=== Data listing ===
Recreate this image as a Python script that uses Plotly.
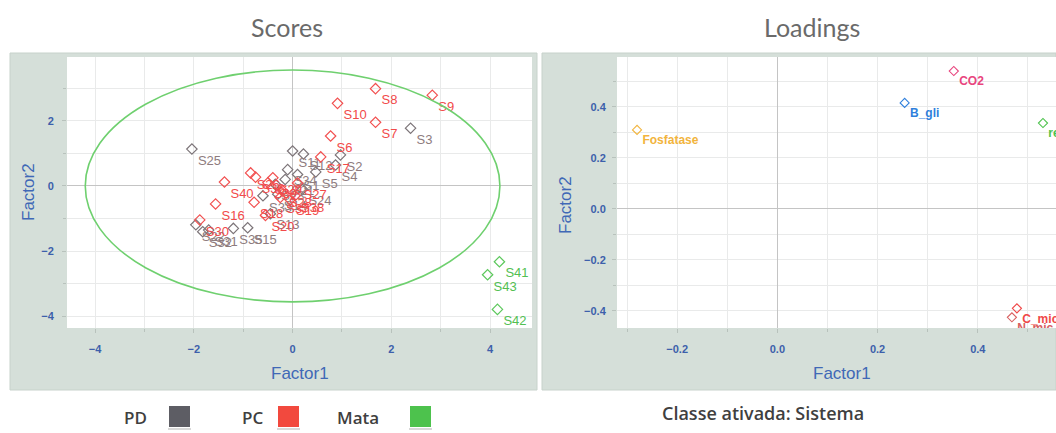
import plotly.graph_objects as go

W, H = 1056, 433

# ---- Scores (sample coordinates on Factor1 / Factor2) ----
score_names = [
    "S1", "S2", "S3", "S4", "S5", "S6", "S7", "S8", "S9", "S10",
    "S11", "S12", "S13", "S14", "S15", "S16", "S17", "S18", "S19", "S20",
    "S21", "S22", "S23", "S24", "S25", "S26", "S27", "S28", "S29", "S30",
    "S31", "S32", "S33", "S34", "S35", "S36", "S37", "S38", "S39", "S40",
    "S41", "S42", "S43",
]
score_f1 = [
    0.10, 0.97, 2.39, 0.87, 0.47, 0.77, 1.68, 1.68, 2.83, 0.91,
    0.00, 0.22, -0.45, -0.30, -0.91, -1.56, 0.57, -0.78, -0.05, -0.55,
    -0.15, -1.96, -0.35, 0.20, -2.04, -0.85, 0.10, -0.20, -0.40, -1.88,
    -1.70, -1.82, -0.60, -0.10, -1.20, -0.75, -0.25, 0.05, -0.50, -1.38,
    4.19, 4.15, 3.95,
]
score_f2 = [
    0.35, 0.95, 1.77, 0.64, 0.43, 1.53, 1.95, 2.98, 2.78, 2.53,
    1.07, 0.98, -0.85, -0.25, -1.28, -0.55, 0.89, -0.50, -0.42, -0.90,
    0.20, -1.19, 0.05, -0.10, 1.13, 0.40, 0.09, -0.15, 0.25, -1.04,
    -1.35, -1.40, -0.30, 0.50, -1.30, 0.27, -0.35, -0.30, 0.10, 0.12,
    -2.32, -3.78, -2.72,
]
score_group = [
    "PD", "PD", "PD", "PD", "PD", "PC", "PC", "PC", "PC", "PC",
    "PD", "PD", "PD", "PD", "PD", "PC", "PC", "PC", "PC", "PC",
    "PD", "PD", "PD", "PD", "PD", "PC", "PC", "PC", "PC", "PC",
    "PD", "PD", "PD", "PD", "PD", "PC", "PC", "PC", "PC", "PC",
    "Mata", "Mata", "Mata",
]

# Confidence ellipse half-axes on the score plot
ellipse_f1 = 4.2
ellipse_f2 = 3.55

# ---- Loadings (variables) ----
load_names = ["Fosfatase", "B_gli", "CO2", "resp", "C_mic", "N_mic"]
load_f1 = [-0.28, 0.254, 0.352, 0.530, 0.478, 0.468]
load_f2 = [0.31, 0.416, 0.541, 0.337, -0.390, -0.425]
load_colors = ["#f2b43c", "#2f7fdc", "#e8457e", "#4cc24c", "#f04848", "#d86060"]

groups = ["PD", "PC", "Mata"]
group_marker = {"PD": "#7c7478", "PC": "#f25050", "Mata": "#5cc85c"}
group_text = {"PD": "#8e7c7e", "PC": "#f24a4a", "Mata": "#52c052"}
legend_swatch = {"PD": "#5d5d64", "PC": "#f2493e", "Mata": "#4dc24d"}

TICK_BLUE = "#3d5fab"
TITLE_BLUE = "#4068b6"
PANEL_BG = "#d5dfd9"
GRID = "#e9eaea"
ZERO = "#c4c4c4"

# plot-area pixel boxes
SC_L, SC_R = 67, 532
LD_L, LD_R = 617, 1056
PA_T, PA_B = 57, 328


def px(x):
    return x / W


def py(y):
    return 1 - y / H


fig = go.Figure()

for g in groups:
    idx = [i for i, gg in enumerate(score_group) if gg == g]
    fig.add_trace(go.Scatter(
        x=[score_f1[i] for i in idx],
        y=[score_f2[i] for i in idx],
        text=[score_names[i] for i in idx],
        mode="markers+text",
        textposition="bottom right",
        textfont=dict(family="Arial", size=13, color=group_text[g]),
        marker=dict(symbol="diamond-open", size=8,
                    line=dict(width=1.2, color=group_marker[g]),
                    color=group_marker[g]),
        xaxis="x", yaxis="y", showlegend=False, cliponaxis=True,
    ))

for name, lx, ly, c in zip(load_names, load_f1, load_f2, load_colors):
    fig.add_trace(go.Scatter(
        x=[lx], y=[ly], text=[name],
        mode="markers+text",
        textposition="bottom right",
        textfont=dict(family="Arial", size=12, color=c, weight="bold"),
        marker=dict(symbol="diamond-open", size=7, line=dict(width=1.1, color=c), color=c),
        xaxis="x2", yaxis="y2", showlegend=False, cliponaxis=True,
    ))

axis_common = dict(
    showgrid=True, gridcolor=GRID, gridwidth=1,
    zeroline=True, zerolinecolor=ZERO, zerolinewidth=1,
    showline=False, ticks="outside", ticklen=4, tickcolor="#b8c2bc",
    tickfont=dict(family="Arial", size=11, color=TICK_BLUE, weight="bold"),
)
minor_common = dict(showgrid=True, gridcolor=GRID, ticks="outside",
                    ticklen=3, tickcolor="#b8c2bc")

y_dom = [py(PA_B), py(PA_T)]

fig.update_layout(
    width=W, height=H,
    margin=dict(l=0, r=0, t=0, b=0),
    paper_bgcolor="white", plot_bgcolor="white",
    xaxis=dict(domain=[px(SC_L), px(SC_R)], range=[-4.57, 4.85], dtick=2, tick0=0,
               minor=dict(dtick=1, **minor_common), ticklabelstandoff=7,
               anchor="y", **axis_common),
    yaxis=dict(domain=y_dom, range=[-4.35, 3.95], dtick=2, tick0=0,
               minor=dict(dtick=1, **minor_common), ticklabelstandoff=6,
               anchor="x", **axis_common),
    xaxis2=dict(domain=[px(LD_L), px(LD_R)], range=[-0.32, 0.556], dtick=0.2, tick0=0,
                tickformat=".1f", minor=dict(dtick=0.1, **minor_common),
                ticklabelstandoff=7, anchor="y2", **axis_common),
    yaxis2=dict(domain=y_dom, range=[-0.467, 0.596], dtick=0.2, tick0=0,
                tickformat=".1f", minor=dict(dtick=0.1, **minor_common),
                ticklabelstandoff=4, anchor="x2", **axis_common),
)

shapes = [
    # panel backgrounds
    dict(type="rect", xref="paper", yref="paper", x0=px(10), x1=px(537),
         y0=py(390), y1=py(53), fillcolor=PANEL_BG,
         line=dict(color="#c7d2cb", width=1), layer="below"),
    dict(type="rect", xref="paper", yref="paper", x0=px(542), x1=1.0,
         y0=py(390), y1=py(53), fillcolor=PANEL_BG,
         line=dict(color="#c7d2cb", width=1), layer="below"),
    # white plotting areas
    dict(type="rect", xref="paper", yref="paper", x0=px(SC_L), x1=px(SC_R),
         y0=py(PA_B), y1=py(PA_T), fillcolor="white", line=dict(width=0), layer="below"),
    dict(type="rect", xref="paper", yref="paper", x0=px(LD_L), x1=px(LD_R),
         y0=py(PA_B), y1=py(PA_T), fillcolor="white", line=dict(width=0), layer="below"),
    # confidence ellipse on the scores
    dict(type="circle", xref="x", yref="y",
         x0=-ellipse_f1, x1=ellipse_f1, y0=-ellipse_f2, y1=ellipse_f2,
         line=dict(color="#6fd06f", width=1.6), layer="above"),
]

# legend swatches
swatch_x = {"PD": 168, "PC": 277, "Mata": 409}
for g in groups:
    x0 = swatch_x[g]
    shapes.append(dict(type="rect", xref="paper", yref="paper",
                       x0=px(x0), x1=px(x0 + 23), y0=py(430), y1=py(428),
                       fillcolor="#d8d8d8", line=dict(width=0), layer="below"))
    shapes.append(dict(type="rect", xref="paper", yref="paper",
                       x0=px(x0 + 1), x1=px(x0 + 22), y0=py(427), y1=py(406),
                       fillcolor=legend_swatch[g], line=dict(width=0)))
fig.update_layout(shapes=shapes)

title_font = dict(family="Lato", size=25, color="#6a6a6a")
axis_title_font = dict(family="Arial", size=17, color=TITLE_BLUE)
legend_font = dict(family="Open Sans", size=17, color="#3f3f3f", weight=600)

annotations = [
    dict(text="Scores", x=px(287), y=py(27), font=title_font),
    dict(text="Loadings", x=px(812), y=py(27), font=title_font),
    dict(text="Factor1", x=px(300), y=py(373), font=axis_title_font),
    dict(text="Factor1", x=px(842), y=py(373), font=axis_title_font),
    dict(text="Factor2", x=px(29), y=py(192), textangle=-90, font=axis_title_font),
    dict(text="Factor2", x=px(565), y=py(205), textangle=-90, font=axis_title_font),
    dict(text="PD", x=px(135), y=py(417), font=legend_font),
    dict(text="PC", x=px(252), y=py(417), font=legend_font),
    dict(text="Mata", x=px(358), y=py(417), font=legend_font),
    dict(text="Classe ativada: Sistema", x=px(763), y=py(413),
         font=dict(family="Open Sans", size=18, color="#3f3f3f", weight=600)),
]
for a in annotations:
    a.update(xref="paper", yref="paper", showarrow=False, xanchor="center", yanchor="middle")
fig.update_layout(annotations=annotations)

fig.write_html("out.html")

...

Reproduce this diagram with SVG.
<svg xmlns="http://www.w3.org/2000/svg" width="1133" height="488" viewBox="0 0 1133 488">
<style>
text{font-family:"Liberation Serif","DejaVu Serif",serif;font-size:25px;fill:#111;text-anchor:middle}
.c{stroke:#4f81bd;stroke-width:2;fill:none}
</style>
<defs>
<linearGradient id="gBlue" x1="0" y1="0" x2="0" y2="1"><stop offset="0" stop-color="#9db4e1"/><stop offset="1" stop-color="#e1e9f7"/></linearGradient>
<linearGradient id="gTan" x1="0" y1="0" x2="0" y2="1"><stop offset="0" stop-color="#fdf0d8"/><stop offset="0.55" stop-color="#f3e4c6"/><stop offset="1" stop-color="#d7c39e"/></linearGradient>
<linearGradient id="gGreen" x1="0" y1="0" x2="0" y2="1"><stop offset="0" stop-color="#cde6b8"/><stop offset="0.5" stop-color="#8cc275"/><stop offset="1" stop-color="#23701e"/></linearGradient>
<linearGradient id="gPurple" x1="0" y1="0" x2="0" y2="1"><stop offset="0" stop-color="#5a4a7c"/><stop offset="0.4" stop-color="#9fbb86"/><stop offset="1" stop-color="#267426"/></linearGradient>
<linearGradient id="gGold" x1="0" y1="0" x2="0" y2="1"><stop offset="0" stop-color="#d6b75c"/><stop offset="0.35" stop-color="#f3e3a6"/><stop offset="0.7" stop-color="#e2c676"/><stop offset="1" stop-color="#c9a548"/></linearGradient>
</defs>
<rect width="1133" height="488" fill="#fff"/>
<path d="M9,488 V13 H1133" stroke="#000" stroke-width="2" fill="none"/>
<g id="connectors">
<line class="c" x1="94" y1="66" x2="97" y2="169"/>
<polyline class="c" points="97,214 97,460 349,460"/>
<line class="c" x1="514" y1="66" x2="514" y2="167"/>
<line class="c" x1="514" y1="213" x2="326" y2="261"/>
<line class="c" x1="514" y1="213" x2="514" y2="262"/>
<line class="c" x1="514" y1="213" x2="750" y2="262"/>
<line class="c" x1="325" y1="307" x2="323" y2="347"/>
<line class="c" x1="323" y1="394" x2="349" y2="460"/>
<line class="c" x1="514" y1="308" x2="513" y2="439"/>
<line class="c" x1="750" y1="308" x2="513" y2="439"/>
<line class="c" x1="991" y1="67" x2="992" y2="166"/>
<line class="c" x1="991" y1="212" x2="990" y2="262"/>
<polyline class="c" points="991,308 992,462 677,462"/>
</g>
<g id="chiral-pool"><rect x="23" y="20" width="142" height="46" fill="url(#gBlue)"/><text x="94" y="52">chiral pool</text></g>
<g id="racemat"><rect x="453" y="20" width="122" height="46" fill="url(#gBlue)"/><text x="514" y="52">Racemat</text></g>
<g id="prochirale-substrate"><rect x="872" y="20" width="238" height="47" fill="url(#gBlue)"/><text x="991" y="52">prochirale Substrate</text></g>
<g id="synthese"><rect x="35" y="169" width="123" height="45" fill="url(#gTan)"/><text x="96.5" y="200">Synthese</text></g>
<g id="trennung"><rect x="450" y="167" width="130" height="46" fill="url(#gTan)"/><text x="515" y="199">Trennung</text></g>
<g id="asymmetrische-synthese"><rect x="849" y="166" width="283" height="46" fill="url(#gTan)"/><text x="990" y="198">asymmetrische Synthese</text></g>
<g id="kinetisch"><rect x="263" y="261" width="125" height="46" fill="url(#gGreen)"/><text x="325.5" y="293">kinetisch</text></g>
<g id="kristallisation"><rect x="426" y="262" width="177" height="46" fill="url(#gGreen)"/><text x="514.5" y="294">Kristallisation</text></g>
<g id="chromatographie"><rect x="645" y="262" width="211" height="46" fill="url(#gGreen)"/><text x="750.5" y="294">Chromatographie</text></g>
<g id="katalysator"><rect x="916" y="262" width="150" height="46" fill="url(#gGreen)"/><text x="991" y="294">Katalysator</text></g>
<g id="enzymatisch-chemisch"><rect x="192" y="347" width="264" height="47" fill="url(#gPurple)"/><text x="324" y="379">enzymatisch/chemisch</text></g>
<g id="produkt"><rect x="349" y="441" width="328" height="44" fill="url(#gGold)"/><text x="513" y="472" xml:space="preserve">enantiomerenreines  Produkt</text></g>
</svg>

=== Task prompt ===
Give again, exactly as written above, every line from the one holding "Recreate this image" to the one holding "ellipse_f2 = 3.55", with both ends kept and the pictures left out.

=== Worked answer ===
Recreate this image as a Python script that uses Plotly.
import plotly.graph_objects as go

W, H = 1056, 433

# ---- Scores (sample coordinates on Factor1 / Factor2) ----
score_names = [
    "S1", "S2", "S3", "S4", "S5", "S6", "S7", "S8", "S9", "S10",
    "S11", "S12", "S13", "S14", "S15", "S16", "S17", "S18", "S19", "S20",
    "S21", "S22", "S23", "S24", "S25", "S26", "S27", "S28", "S29", "S30",
    "S31", "S32", "S33", "S34", "S35", "S36", "S37", "S38", "S39", "S40",
    "S41", "S42", "S43",
]
score_f1 = [
    0.10, 0.97, 2.39, 0.87, 0.47, 0.77, 1.68, 1.68, 2.83, 0.91,
    0.00, 0.22, -0.45, -0.30, -0.91, -1.56, 0.57, -0.78, -0.05, -0.55,
    -0.15, -1.96, -0.35, 0.20, -2.04, -0.85, 0.10, -0.20, -0.40, -1.88,
    -1.70, -1.82, -0.60, -0.10, -1.20, -0.75, -0.25, 0.05, -0.50, -1.38,
    4.19, 4.15, 3.95,
]
score_f2 = [
    0.35, 0.95, 1.77, 0.64, 0.43, 1.53, 1.95, 2.98, 2.78, 2.53,
    1.07, 0.98, -0.85, -0.25, -1.28, -0.55, 0.89, -0.50, -0.42, -0.90,
    0.20, -1.19, 0.05, -0.10, 1.13, 0.40, 0.09, -0.15, 0.25, -1.04,
    -1.35, -1.40, -0.30, 0.50, -1.30, 0.27, -0.35, -0.30, 0.10, 0.12,
    -2.32, -3.78, -2.72,
]
score_group = [
    "PD", "PD", "PD", "PD", "PD", "PC", "PC", "PC", "PC", "PC",
    "PD", "PD", "PD", "PD", "PD", "PC", "PC", "PC", "PC", "PC",
    "PD", "PD", "PD", "PD", "PD", "PC", "PC", "PC", "PC", "PC",
    "PD", "PD", "PD", "PD", "PD", "PC", "PC", "PC", "PC", "PC",
    "Mata", "Mata", "Mata",
]

# Confidence ellipse half-axes on the score plot
ellipse_f1 = 4.2
ellipse_f2 = 3.55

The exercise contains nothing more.